Wiscasset’s odd House race features another independent — former Rep. Les Fossel of Alna, who served as a moderate Republican — and former selectman Ed Polewarczyk, the Republican nominee. The district also includes Alna, Jefferson and Whitefield.
Economic worries are paramount for Wiscasset voters. Maine Yankee, the nuclear plant, once produced a quarter of the state’s power. When it was decommissioned in 1996, it paid 91 percent of the town’s property taxes. Its closing precipitated a far smaller K-12 school population and a higher property tax rate.
Desiree Bailey, 39, who owns a local salon and tea room and is on the school board, said she had found people to be increasingly public about their politics over the last five years. She can often quickly figure out which party someone identifies with even if they don’t say it.

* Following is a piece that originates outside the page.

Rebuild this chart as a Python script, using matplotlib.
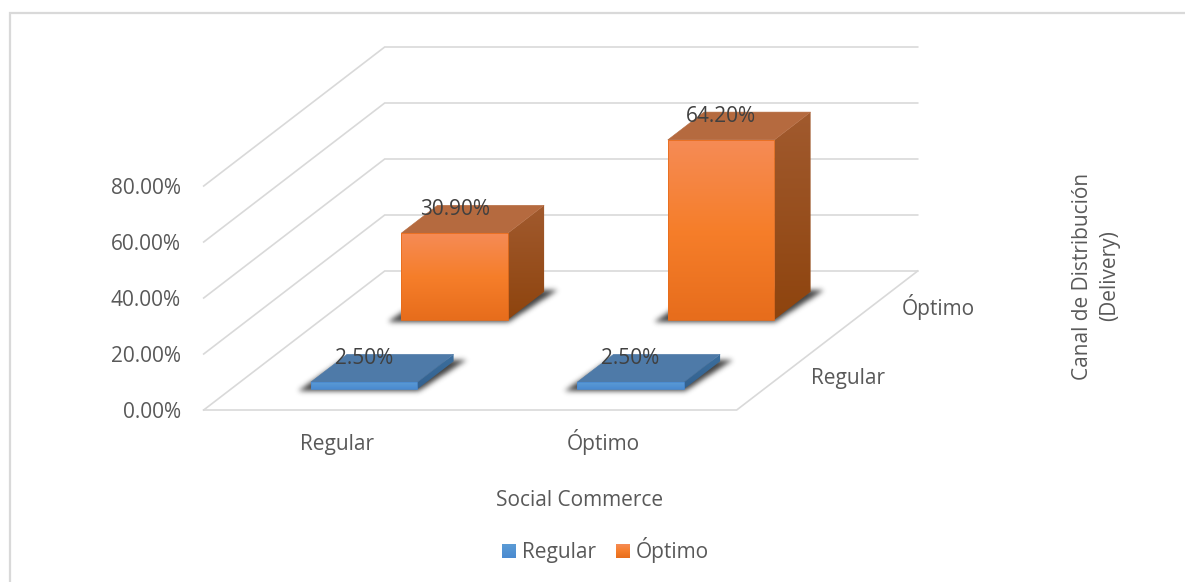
import numpy as np
import matplotlib
matplotlib.use("Agg")
import matplotlib.pyplot as plt
from matplotlib.patches import Polygon, Rectangle
from matplotlib.path import Path
from matplotlib.colors import to_rgb

# ---- data ----
x_categories = ["Regular", "Óptimo"]
depth_series = ["Regular", "Óptimo"]
regular_values = [2.5, 2.5]
optimo_values = [30.9, 64.2]
value_ticks = [0, 20, 40, 60, 80]
x_title = "Social Commerce"
depth_title = "Canal de Distribución\n(Delivery)"

W, H = 1185, 582
TEXT = "#595959"
GRID = "#d9d9d9"
FONT = "Open Sans"
FS = 15.0

plt.rcParams["font.family"] = [FONT, "DejaVu Sans"]
fig = plt.figure(figsize=(W / 100, H / 100), dpi=100)
ax = fig.add_axes([0, 0, 1, 1])
ax.set_xlim(0, W)
ax.set_ylim(H, 0)
ax.axis("off")

# oblique projection: category, series depth, value -> pixel
def proj(x, d, v):
    return (203.7 + x * 266.5 + d * 90.5, 410 - d * 69.5 - v * 2.8)

ax.add_patch(Rectangle((10, 13), 1400, 800, fc="white", ec=GRID, lw=1.6, zorder=0))

# grid
for v in value_ticks:
    pts = [proj(0, 0, v), proj(0, 2, v), proj(2, 2, v)]
    ax.plot(*zip(*pts), color=GRID, lw=1.2, zorder=1, solid_joinstyle="miter")
    ax.text(181, proj(0, 0, v)[1] + 7.5, f"{v:.2f}%", ha="right", va="baseline",
            color=TEXT, fontsize=FS)
floor = [proj(0, 0, 0), proj(2, 0, 0), proj(2, 2, 0)]
ax.plot(*zip(*floor), color=GRID, lw=1.2, zorder=1)


def gradient_quad(quad, stops, z):
    poly = Polygon(quad, closed=True, fc="none", ec="none", zorder=z)
    ax.add_patch(poly)
    xs = [p[0] for p in quad]
    ys = [p[1] for p in quad]
    t = np.linspace(0, 1, 64)
    sx = np.array([s[0] for s in stops])
    img = np.stack([np.interp(t, sx, [to_rgb(s[1])[i] for s in stops])
                    for i in range(3)], axis=1)[:, None, :]
    im = ax.imshow(img, extent=(min(xs), max(xs), max(ys), min(ys)), aspect="auto",
                   zorder=z, interpolation="bilinear")
    im.set_clip_path(poly)


def blur(a, sigma):
    r = int(3 * sigma) + 1
    k = np.exp(-0.5 * (np.arange(-r, r + 1) / sigma) ** 2)
    k /= k.sum()
    a = np.apply_along_axis(lambda m: np.convolve(m, k, mode="same"), 0, a)
    return np.apply_along_axis(lambda m: np.convolve(m, k, mode="same"), 1, a)


def shadow(x0, x1, d0, d1, z):
    a, b, c, e = proj(x0, d0, 0), proj(x1, d0, 0), proj(x1, d1, 0), proj(x0, d1, 0)
    pts = [(a[0] - 13, a[1] + 2), (b[0] + 1, b[1] + 2),
           (c[0] + 13, c[1] - 1.5), (e[0] - 4, e[1] - 1.5)]
    xmin, xmax = int(a[0] - 30), int(c[0] + 30)
    ymin, ymax = int(c[1] - 20), int(a[1] + 20)
    gx, gy = np.meshgrid(np.arange(xmin, xmax) + 0.5, np.arange(ymin, ymax) + 0.5)
    inside = Path(pts).contains_points(np.c_[gx.ravel(), gy.ravel()]).reshape(gx.shape)
    alpha = blur(inside.astype(float), 2.6) * 0.85
    rgba = np.zeros(gx.shape + (4,))
    rgba[..., :3] = 0.13
    rgba[..., 3] = alpha
    ax.imshow(rgba, extent=(xmin, xmax, ymax, ymin), aspect="auto", zorder=z - 0.5,
              interpolation="bilinear")


def bar3d(i, j, value, front, side, top):
    x0, x1 = i + 0.3, i + 0.7
    d0, d1 = j + 0.3, j + 0.7
    z = 3 + (1 - j) * 2
    shadow(x0, x1, d0, d1, z)
    f = [proj(x0, d0, value), proj(x1, d0, value), proj(x1, d0, 0), proj(x0, d0, 0)]
    s = [proj(x1, d0, value), proj(x1, d1, value), proj(x1, d1, 0), proj(x1, d0, 0)]
    t = [proj(x0, d0, value), proj(x1, d0, value), proj(x1, d1, value), proj(x0, d1, value)]
    gradient_quad(s, side, z)
    ax.add_patch(Polygon(t, closed=True, fc=top, ec=top, lw=0.4, zorder=z))
    gradient_quad(f, front, z + 0.1)
    ax.add_patch(Polygon(f, closed=True, fc="none", ec=front[-1][1], lw=0.6, zorder=z + 0.2))
    lx, ly = proj(i + 0.5, d0, value)
    ax.text(lx, ly - 18, f"{value:.2f}%", ha="center", va="baseline",
            color="#404040", fontsize=FS, zorder=10)


BLUE_F = [(0, "#5b9bd5"), (1, "#4a8ad0")]
BLUE_S = [(0, "#3c6f9e"), (1, "#33618f")]
BLUE_T = "#4e7aa8"
OR_F = [(0, "#f58b55"), (0.5, "#f67e2a"), (1, "#e76d1c")]
OR_S = [(0, "#a15a2e"), (1, "#8e440e")]
OR_T = "#b56a3f"

for i, v in enumerate(optimo_values):
    bar3d(i, 1, v, OR_F, OR_S, OR_T)
for i, v in enumerate(regular_values):
    bar3d(i, 0, v, BLUE_F, BLUE_S, BLUE_T)

# category labels
for i, c in enumerate(x_categories):
    ax.text(proj(i + 0.5, 0, 0)[0], 450, c, ha="center", va="baseline",
            color=TEXT, fontsize=FS)
depth_pos = [(848, 384), (938, 315)]
for (px, py), c in zip(depth_pos, depth_series):
    ax.text(px, py, c, ha="center", va="baseline", color=TEXT, fontsize=FS)

ax.text(579.5, 506, x_title, ha="center", va="baseline", color=TEXT, fontsize=FS)
ax.text(1096, 276, depth_title, ha="center", va="center", rotation=90,
        color=TEXT, fontsize=FS, linespacing=1.39, multialignment="center")

# legend
leg = [(502, depth_series[0], BLUE_F), (616, depth_series[1], OR_F)]
for px, lab, stops in leg:
    gradient_quad([(px, 544), (px + 14, 544), (px + 14, 558), (px, 558)], stops, 5)
    ax.text(px + 20, 558, lab, ha="left", va="baseline", color=TEXT, fontsize=FS)

ax.set_xlim(0, W)
ax.set_ylim(H, 0)
fig.savefig("out.png", dpi=100, facecolor="white")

Bailey said she cannot bring herself to vote for Mills again. She is worried about inflation and its effect on her businesses, but she was most upset that the governor left decisions on masks to school boards, creating lasting distrust.
“I thought she threw us under the bus,” Bailey said of the governor.
Some view their ballot through a national lens. Vince Salvitti, 70, a retired real estate agent who recently moved here from Pennsylvania, was watching the last of the congressional hearings on the Capitol riots of Jan. 6, 2021, in his home adorned with a Mills lawn sign on Thursday, saying he was furious at Republicans and Trump for putting party over country.
“They are more interested in keeping their jobs than in the country and taking care of people,” Salvitti said. “That’s a general feeling I have about Republicans.”
As the leader of the local Republicans, Maloney said he was most worried about getting them out to vote in this political environment.
“Some of them have kind of thrown their hands up,” he said.